When not working from her desk at the Fort Kent Municipal Building, Administrative Assistant for the Office of Planning and Economic Development Cindy Bouley can often be found sitting behind a table selling snacks at her eighth-grade son Ethan’s Valley Rivers Middle School or Aroostook Youth Basketball League games.
Bouley, 48, and her husband Carl attend all of Ethan’s sporting events, which include both basketball and soccer. As the Valley Rivers Middle School Booster Club secretary, and an AYBL volunteer, Cindy often takes charge of the food-selling fund-raising responsibilities.
Married in 1995, Carl and Cindy met while both students at Fort Kent Community High School.
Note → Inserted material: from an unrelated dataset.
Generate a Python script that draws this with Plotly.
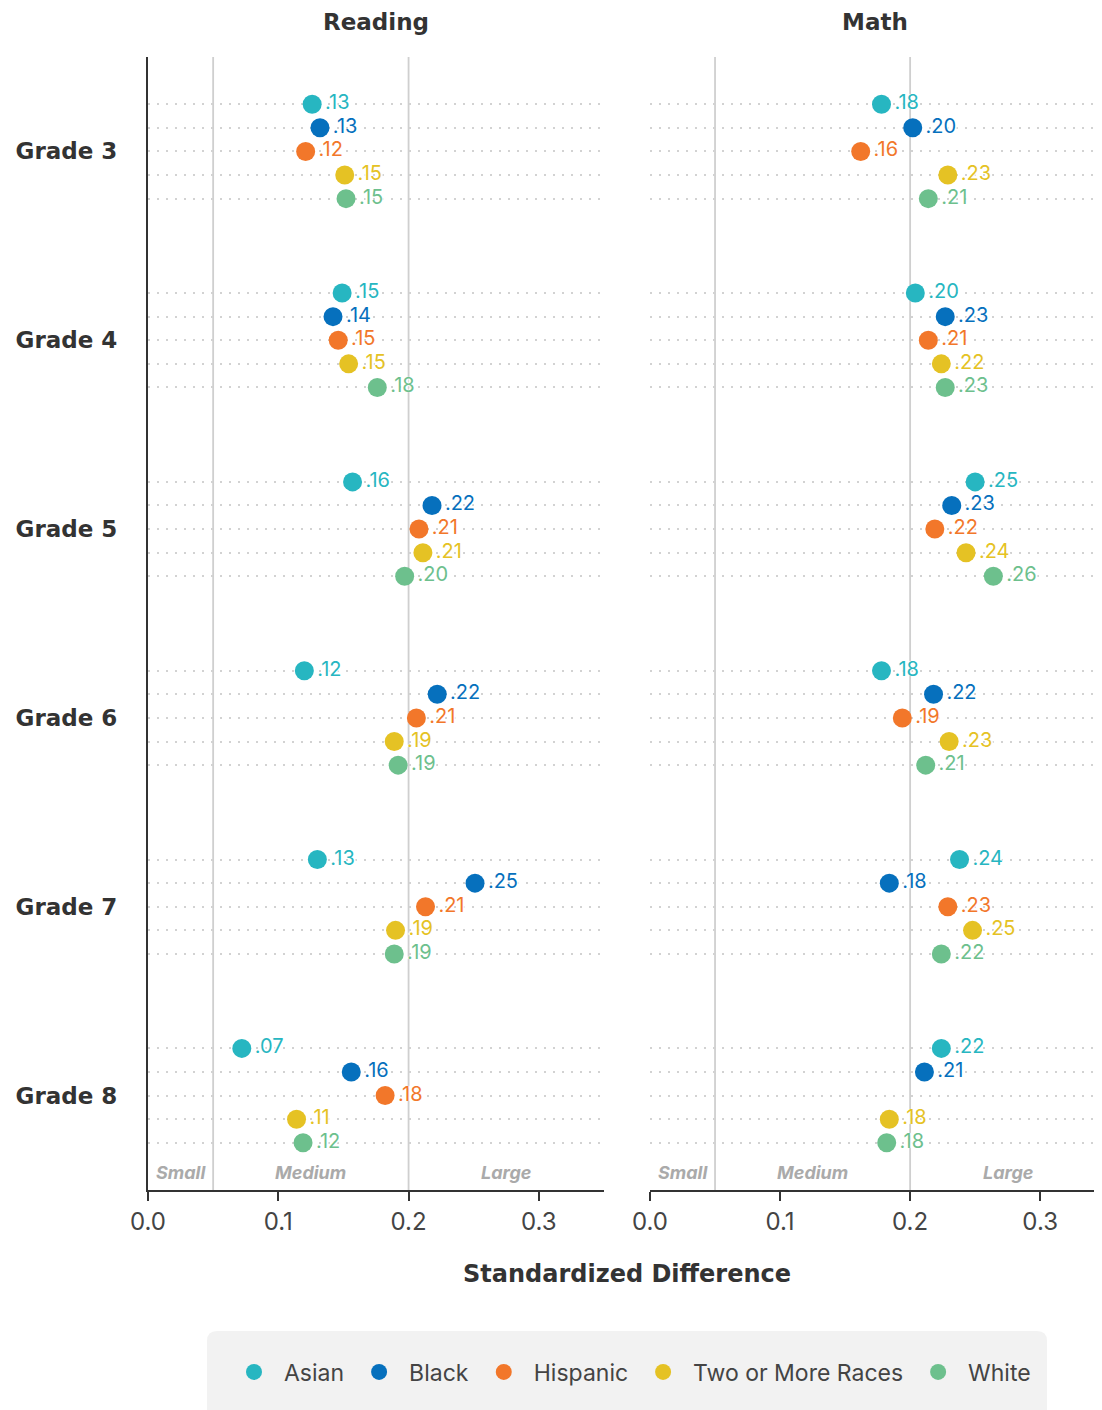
import plotly.graph_objects as go

grades = ["Grade 3", "Grade 4", "Grade 5", "Grade 6", "Grade 7", "Grade 8"]
races = ["Asian", "Black", "Hispanic", "Two or More Races", "White"]
colors = ["#27b6c1", "#0670bd", "#f2772a", "#e5c224", "#6dc08d"]

reading_asian = [0.126, 0.149, 0.157, 0.120, 0.130, 0.072]
reading_black = [0.132, 0.142, 0.218, 0.222, 0.251, 0.156]
reading_hispanic = [0.121, 0.146, 0.208, 0.206, 0.213, 0.182]
reading_two = [0.151, 0.154, 0.211, 0.189, 0.190, 0.114]
reading_white = [0.152, 0.176, 0.197, 0.192, 0.189, 0.119]

math_asian = [0.178, 0.204, 0.250, 0.178, 0.238, 0.224]
math_black = [0.202, 0.227, 0.232, 0.218, 0.184, 0.211]
math_hispanic = [0.162, 0.214, 0.219, 0.194, 0.229, None]
math_two = [0.229, 0.224, 0.243, 0.230, 0.248, 0.184]
math_white = [0.214, 0.227, 0.264, 0.212, 0.224, 0.182]

x_ticks = [0.0, 0.1, 0.2, 0.3]
thresholds = [0.05, 0.2]
zone_labels = ["Small", "Medium", "Large"]
zone_centers = [0.025, 0.125, 0.275]

reading = [reading_asian, reading_black, reading_hispanic, reading_two, reading_white]
math = [math_asian, math_black, math_hispanic, math_two, math_white]

FONT = "Inter"
HEAD = "DejaVu Sans"
OFF = 8                      # page body margin
W, H = 1102 - OFF, 1410 - OFF
TOP, BOTTOM = 57 - OFF, 1190 - OFF
STEP = 8  # rows per grade block


def lab(v):
    return None if v is None else f"{v:.2f}".lstrip("0")


def ppx(px):  # reference page px -> paper x
    return (px - OFF) / W


def ppy(py):  # reference page px -> paper y
    return (BOTTOM - (py - OFF)) / (BOTTOM - TOP)


fig = go.Figure()
for panel, (data, xa, ya) in enumerate([(reading, "x", "y"), (math, "x2", "y2")]):
    for r, (race, col, vals) in enumerate(zip(races, colors, data)):
        ys = [g * STEP + r for g in range(len(grades))]
        fig.add_trace(go.Scatter(
            x=vals, y=ys, xaxis=xa, yaxis=ya,
            mode="markers+text",
            text=[lab(v) for v in vals],
            textposition="middle right",
            textfont=dict(color=col, size=20, family=FONT,
                          shadow="2px 0px 1px white, -2px 0px 1px white"),
            marker=dict(color=col, size=19),
            name=race, legendgroup=race, showlegend=(panel == 0),
            cliponaxis=False,
        ))

row_vals = [g * STEP + r for g in range(len(grades)) for r in range(5)]
center_vals = [g * STEP + 2 for g in range(len(grades))]
yr = [46, -2]
DOT = "2px,7px"

common_y = dict(range=yr, zeroline=False, showgrid=True, griddash=DOT,
                gridcolor="#d2d2d2", gridwidth=2, automargin=False,
                minor=dict(tickvals=row_vals, showgrid=True, griddash=DOT,
                           gridcolor="#d2d2d2", gridwidth=2, ticks=""))

d1 = [ppx(148), ppx(604)]
d2 = [ppx(650), ppx(1100)]
xcommon = dict(tickvals=x_ticks, tickformat=".1f", automargin=False,
               showgrid=False, zeroline=False, showline=True, linecolor="#333",
               linewidth=2, ticks="outside", ticklen=9, tickwidth=2, tickcolor="#333",
               tickfont=dict(size=24, color="#444", family=FONT))
fig.update_layout(
    width=W, height=H,
    margin=dict(l=0, r=0, t=TOP, b=H - BOTTOM),
    paper_bgcolor="white", plot_bgcolor="white",
    font=dict(family=FONT, color="#444"),
    xaxis=dict(domain=d1, range=[0, 0.35], **xcommon),
    xaxis2=dict(domain=d2, range=[0, 0.346], **xcommon),
    yaxis=dict(anchor="x", tickvals=center_vals, ticktext=grades,
               showline=True, linecolor="#333", linewidth=2,
               ticks="", ticklabelstandoff=24,
               tickfont=dict(size=23, color="#333", family=HEAD, weight="bold"),
               **common_y),
    yaxis2=dict(anchor="x2", tickvals=center_vals, showticklabels=False,
                showline=False, ticks="", **common_y),
    legend=dict(orientation="h", x=ppx(630), xanchor="center",
                y=ppy(1372), yanchor="middle", itemwidth=50,
                font=dict(size=23, color="#444", family=FONT),
                bgcolor="rgba(0,0,0,0)", itemsizing="trace"),
    showlegend=True,
)

shapes = []
for xa in ["x", "x2"]:
    for t in thresholds:
        shapes.append(dict(type="line", xref=xa, yref="paper", x0=t, x1=t, y0=0, y1=1,
                           line=dict(color="#cfcfcf", width=1.8), layer="below"))

# rounded legend background
x0, x1, y0, y1, rad = 207, 1047, 1331, 1420, 10
path = (f"M {ppx(x0 + rad)},{ppy(y0)} L {ppx(x1 - rad)},{ppy(y0)} "
        f"Q {ppx(x1)},{ppy(y0)} {ppx(x1)},{ppy(y0 + rad)} L {ppx(x1)},{ppy(y1)} "
        f"L {ppx(x0)},{ppy(y1)} L {ppx(x0)},{ppy(y0 + rad)} "
        f"Q {ppx(x0)},{ppy(y0)} {ppx(x0 + rad)},{ppy(y0)} Z")
shapes.append(dict(type="path", xref="paper", yref="paper", path=path,
                   fillcolor="#f2f2f2", line=dict(width=0), layer="below"))
fig.update_layout(shapes=shapes)

ann = []
for xa, ya in [("x", "y"), ("x2", "y2")]:
    for zl, zc in zip(zone_labels, zone_centers):
        ann.append(dict(x=zc, y=45.25, xref=xa, yref=ya, text=f"<i><b>{zl}</b></i>",
                        showarrow=False, xanchor="center",
                        font=dict(size=18, color="#aaaaaa", family=FONT)))
ann.append(dict(x=(d1[0] + d1[1]) / 2, y=ppy(22), xref="paper", yref="paper",
                text="<b>Reading</b>", showarrow=False, xanchor="center", yanchor="middle",
                font=dict(size=23, color="#333", family=HEAD)))
ann.append(dict(x=(d2[0] + d2[1]) / 2, y=ppy(22), xref="paper", yref="paper",
                text="<b>Math</b>", showarrow=False, xanchor="center", yanchor="middle",
                font=dict(size=23, color="#333", family=HEAD)))
ann.append(dict(x=ppx(627), y=ppy(1274), xref="paper", yref="paper",
                text="<b>Standardized Difference</b>", showarrow=False,
                xanchor="center", yanchor="middle",
                font=dict(size=24, color="#333", family=HEAD)))
fig.update_layout(annotations=ann)

fig.write_html("out.html")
Cindy worked a part-time gig pumping gas for her uncle Phil Voisine, who owned Voisine’s Exxon service station on Market Street at the time.
It wasn’t until Carl and Cindy attended Northern Maine Community College together after high school that they began dating.
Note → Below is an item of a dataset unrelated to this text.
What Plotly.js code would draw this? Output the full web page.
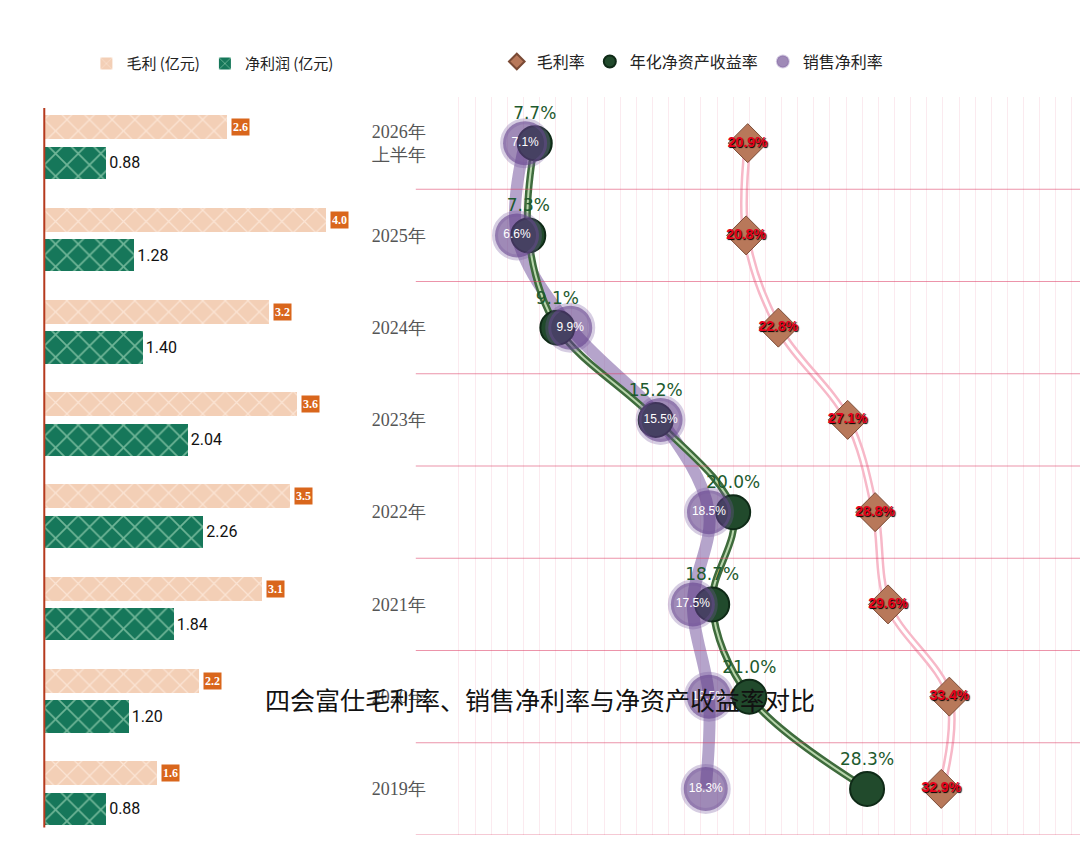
<!DOCTYPE html>
<html><head><meta charset="utf-8">
<script src="https://cdn.plot.ly/plotly-3.0.1.min.js"></script>
<style>body{margin:0;background:#fff}</style>
</head><body>
<div id="chart" style="width:1080px;height:843px"></div>
<script>
const years = ['2019年', '2020年', '2021年', '2022年', '2023年', '2024年', '2025年', '2026年<br>上半年'];
const grossProfit = [1.6, 2.2, 3.1, 3.5, 3.6, 3.2, 4.0, 2.6];
const netProfit = [0.88, 1.20, 1.84, 2.26, 2.04, 1.40, 1.28, 0.88];
const grossMargin = [32.9, 33.4, 29.6, 28.8, 27.1, 22.8, 20.8, 20.9];
const roe = [28.3, 21.0, 18.7, 20.0, 15.2, 9.1, 7.3, 7.7];
const netMargin = [18.3, 18.5, 17.5, 18.5, 15.5, 9.9, 6.6, 7.1];

const pct = a => a.map(v => v.toFixed(1) + '%');
const cjk = '"Noto Sans CJK SC", sans-serif';

const traces = [
    // left: bars
    {
        type: 'bar', orientation: 'h', name: '毛利 (亿元)', x: grossProfit, y: years,
        xaxis: 'x', yaxis: 'y', offset: 0.04, width: 0.26,
        marker: { color: '#f3cfb6', pattern: { shape: 'x', bgcolor: '#f3cfb6', fgcolor: '#fbe4d4', size: 16, solidity: 0.15 } },
        legend: 'legend',
    },
    {
        type: 'bar', orientation: 'h', name: '净利润 (亿元)', x: netProfit, y: years,
        xaxis: 'x', yaxis: 'y', offset: -0.39, width: 0.35,
        marker: { color: '#16775a', pattern: { shape: 'x', bgcolor: '#16775a', fgcolor: '#6fb597', size: 16, solidity: 0.2 } },
        text: netProfit.map(v => v.toFixed(2)), textposition: 'outside',
        textfont: { size: 16, color: '#111', family: 'Roboto' }, cliponaxis: false,
        legend: 'legend',
    },
    // right: gross margin line (double pink)
    {
        type: 'scatter', mode: 'lines', x: grossMargin, y: years, xaxis: 'x2', yaxis: 'y2',
        line: { color: '#f7b8c8', width: 8, shape: 'spline' }, showlegend: false, hoverinfo: 'skip',
    },
    {
        type: 'scatter', mode: 'lines', x: grossMargin, y: years, xaxis: 'x2', yaxis: 'y2',
        line: { color: '#ffffff', width: 3, shape: 'spline' }, showlegend: false, hoverinfo: 'skip',
    },
    // net margin thick purple
    {
        type: 'scatter', mode: 'lines', x: netMargin, y: years, xaxis: 'x2', yaxis: 'y2',
        line: { color: 'rgba(120,90,160,0.55)', width: 12, shape: 'spline' }, showlegend: false, hoverinfo: 'skip',
    },
    // roe double green line
    {
        type: 'scatter', mode: 'lines', x: roe, y: years, xaxis: 'x2', yaxis: 'y2',
        line: { color: '#3e6b3c', width: 7, shape: 'spline' }, showlegend: false, hoverinfo: 'skip',
    },
    {
        type: 'scatter', mode: 'lines', x: roe, y: years, xaxis: 'x2', yaxis: 'y2',
        line: { color: '#b9d6ad', width: 2, shape: 'spline' }, showlegend: false, hoverinfo: 'skip',
    },
    // markers
    {
        type: 'scatter', mode: 'markers+text', name: '毛利率', x: grossMargin, y: years, xaxis: 'x2', yaxis: 'y2',
        marker: { symbol: 'diamond', size: 30, color: '#b8785a', line: { color: '#7a4a35', width: 1 } },
        text: pct(grossMargin), textposition: 'middle center',
        textfont: { size: 14, color: '#e8001c', family: 'Liberation Sans', weight: 'bold', shadow: '1px 1px 1px #000' },
        legend: 'legend2',
    },
    {
        type: 'scatter', mode: 'markers', name: '年化净资产收益率', x: roe, y: years, xaxis: 'x2', yaxis: 'y2',
        marker: { size: 34, color: '#214a2c', line: { color: '#0f2a17', width: 2 } },
        legend: 'legend2',
    },
    {
        type: 'scatter', mode: 'markers+text', name: '销售净利率', x: netMargin, y: years, xaxis: 'x2', yaxis: 'y2',
        marker: { size: 44, color: 'rgba(95,60,135,0.6)', line: { color: 'rgba(120,90,160,0.3)', width: 6 } },
        text: pct(netMargin), textposition: 'middle center',
        textfont: { size: 12, color: '#fff', family: 'Liberation Sans' },
        legend: 'legend2',
    },
    // roe labels on top of everything, pushed above by an invisible marker
    {
        type: 'scatter', mode: 'markers+text', x: roe, y: years, xaxis: 'x2', yaxis: 'y2',
        marker: { size: 30, opacity: 0 }, text: pct(roe), textposition: 'top center', showlegend: false,
        textfont: { size: 17, color: '#1d5a2e', family: 'DejaVu Sans' },
    },
];

// gross profit labels as orange tags
const annotations = years.map((y, i) => ({
    xref: 'x', yref: 'y', x: grossProfit[i], y: i + 0.17, xanchor: 'left', yanchor: 'middle',
    xshift: 4, text: '<b>' + grossProfit[i].toFixed(1) + '</b>', showarrow: false,
    font: { size: 12, color: '#fff', family: 'Liberation Sans Narrow' },
    bgcolor: '#d9661c', borderpad: 1,
}));
annotations.push({
    xref: 'paper', yref: 'container', x: 0.5, y: 0.97, yanchor: 'middle',
    text: '四会富仕毛利率、销售净利率与净资产收益率对比', showarrow: false,
    font: { size: 25, color: '#111', family: cjk },
});

// horizontal separators on right panel
const shapes = years.map((y, i) => ({
    type: 'line', xref: 'paper', yref: 'y2', x0: 0.385, x1: 1, y0: i - 0.5, y1: i - 0.5,
    line: { color: 'rgba(220,60,100,0.55)', width: 1 },
}));
shapes.push({
    type: 'line', xref: 'paper', yref: 'paper', x0: 0.041, x1: 0.041, y0: 0.01, y1: 0.985,
    line: { color: '#b53a1e', width: 2 },
});

const layout = {
    width: 1080, height: 843,
    margin: { t: 97, b: 8, l: 0, r: 0 },
    paper_bgcolor: '#fff', plot_bgcolor: 'rgba(0,0,0,0)',
    font: { family: cjk },
    showlegend: true,
    xaxis: { domain: [0.041, 0.36], range: [0, 4.9], visible: false },
    yaxis: { domain: [0, 1], range: [-0.5, 7.5], visible: false, type: 'category' },
    xaxis2: {
        domain: [0.41, 1], range: [2, 41.5], showticklabels: false, zeroline: false,
        showgrid: true, tick0: 19, dtick: 1, gridcolor: 'rgba(240,170,190,0.25)', gridwidth: 1,
    },
    yaxis2: {
        domain: [0, 1], range: [-0.5, 7.5], type: 'category', anchor: 'x2', showgrid: false,
        ticks: '', ticklabelstandoff: 16,
        tickfont: { size: 18, color: '#555', family: '"Liberation Sans Narrow"' },
    },
    bargap: 0,
    legend: {
        orientation: 'h', x: 0.08, y: 1.045, xanchor: 'left', yanchor: 'middle',
        font: { size: 15, family: cjk, color: '#222' }, itemwidth: 30, traceorder: 'normal',
    },
    legend2: {
        orientation: 'h', x: 0.46, y: 1.048, xanchor: 'left', yanchor: 'middle',
        font: { size: 16, family: cjk, color: '#222' }, itemwidth: 30, itemsizing: 'constant',
    },
    annotations: annotations,
    shapes: shapes,
};

Plotly.newPlot('chart', traces, layout, { displayModeBar: false, staticPlot: true });
</script>
</body></html>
The couple moved to Connecticut where Carl worked carpentry while Cindy took a position as an assistant manager at a retail store.
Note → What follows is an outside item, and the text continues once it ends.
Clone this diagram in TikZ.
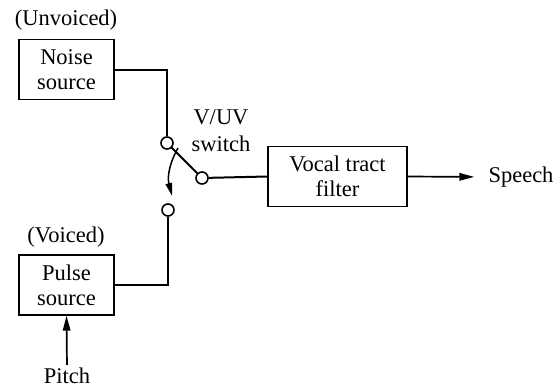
\documentclass[tikz,border=0pt]{standalone}
\usepackage{fontspec}
\setmainfont{Liberation Serif}
\usetikzlibrary{arrows.meta}
\begin{document}
\begin{tikzpicture}[x=1pt,y=-1pt,
  every node/.style={font=\fontsize{22.5}{25}\selectfont, inner sep=1pt},
  blk/.style={draw, line width=1.4pt, align=center, inner sep=0pt},
  term/.style={circle, draw, line width=1.6pt, minimum size=12pt, inner sep=0pt},
  wire/.style={line width=2pt},
  arr/.style={line width=1.7pt, -{Triangle[length=15pt,width=7.5pt]}}]
\useasboundingbox (0,0) rectangle (558,391);
\node[blk, minimum width=95pt, minimum height=60pt] (noise) at (66.5,69.5) {Noise\\source};
\node[blk, minimum width=95pt, minimum height=60pt] (pulse) at (66.5,285) {Pulse\\source};
\node[blk, minimum width=139pt, minimum height=60pt] (vocal) at (337.5,176.5) {Vocal tract\\filter};
\node (unv) at (66,20) {(Unvoiced)};
\node (voi) at (66,237) {(Voiced)};
\node[align=center, font=\fontsize{22.5}{27}\selectfont] (sw) at (221,131) {V/UV\\switch};
\node (speech) at (521,177) {Speech};
\node[inner sep=0pt] (pitch) at (67,376) {Pitch};
\node[term] (s1) at (167,143) {};
\node[term] (s2) at (202,178) {};
\node[term] (s3) at (168,210) {};
\coordinate (cs) at (178,148);
\coordinate (ce) at (172,196);
\draw[wire] (noise.east) -| (s1.north);
\draw[wire] (pulse.east) -| (s3.south);
\draw[wire] (s1) -- (s2);
\draw[wire] (s2) -- (vocal.west);
\draw[arr, shorten >=13pt] (vocal.east) -- (speech.west);
\draw[arr, shorten <=3pt] (pitch.north) -- (pulse.south);
\draw[line width=1.5pt, -{Triangle[length=13pt,width=6.5pt]}] (cs) .. controls (170,162) and (167,176) .. (ce);
\end{tikzpicture}
\end{document}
The cost of real estate in Connecticut compared to the lower mortgage rates in northern Maine, combined with the Bouley’s desire to start a family inspired them to return to the St. John Valley.
“I was always drawn back to this area — it’s home,” Cindy said. “We thought we’d move back home and raise our kids here and that’s what we did.”
Cindy attributes the longevity of her and Carl’s marriage to a simple and very special fact:
“We were friends first,” she said.
A temp agency application led to Cindy being hired by the Fort Kent Water Department in 1997. She has worked for the town ever since, joining the Administrative Department in 2005, where she writes simple grants and administers grants written by Planning Department Director Steve Pelletier. She also takes care of environmental reviews, property reviews and puts together the annual town report.
Cindy attends all of the planning board and zoning board meetings and performs secretarial work for some of the town department heads. Multi-tasking would be the definitive adjective for her position. However, she enjoys the excitement and challenges of her working at the town office.
“You never know what the day is going to bring,” Bouley said. “It depends on what we need, on what we’re doing over here.”
Bouley holds a second job as a bail commissioner in the town. At all hours of the night she may be called out to the police station to set bail for a person who has been arrested.
“It’s sad because I usually meet people not on their best days. It’s not their best time,” she said. “I’m just there to make sure they show up to court.”
Cindy is also an animal lover who has rescued the family pets: dogs Roxie and Nico, a neglected Maltese, and Minew, a black and white cat who was formerly a stray.
Cindy finds relaxation in down-to-earth activities, literally. She enjoys working barefoot in her garden.
“It’s nice to see the fruits of your labor. I enjoy watching it grow and being out there. And as crazy as this sounds, I don’t wear shoes in my garden because I like the feel of my feet in the dirt.”
There she grows a multitude of organic vegetables, fruits and flowers including string beans, onions, carrots, tomatoes, green peppers, turnips, corn, lettuce, spinach, summer savory, sunflowers, zucchini, cucumbers, blueberries, raspberries, strawberries, and kiwi trees. She cans and freezes some of the harvest, but gives most to friends and family.
Her childhood family include parents Richard and Leeta Pelletier, and sister Susie. Cindy said she enjoyed growing up in Fort Kent while her father worked at the Fraser paper mill (now Twin Rivers Paper). “I used to read and go skiing. In the summertime I was at the swimming pool here in town. I’d go out to my grandparents’ camp on Long Lake on the weekends,” she said.
Nowadays Cindy, Carl and Ethan travel biannually to Virginia and North Carolina during the summer to visit extended relatives. However, despite a busy life, Cindy most enjoys time spent at home caring for her husband and son.
“I like to stay busy but when I’m home, I am home,” she said.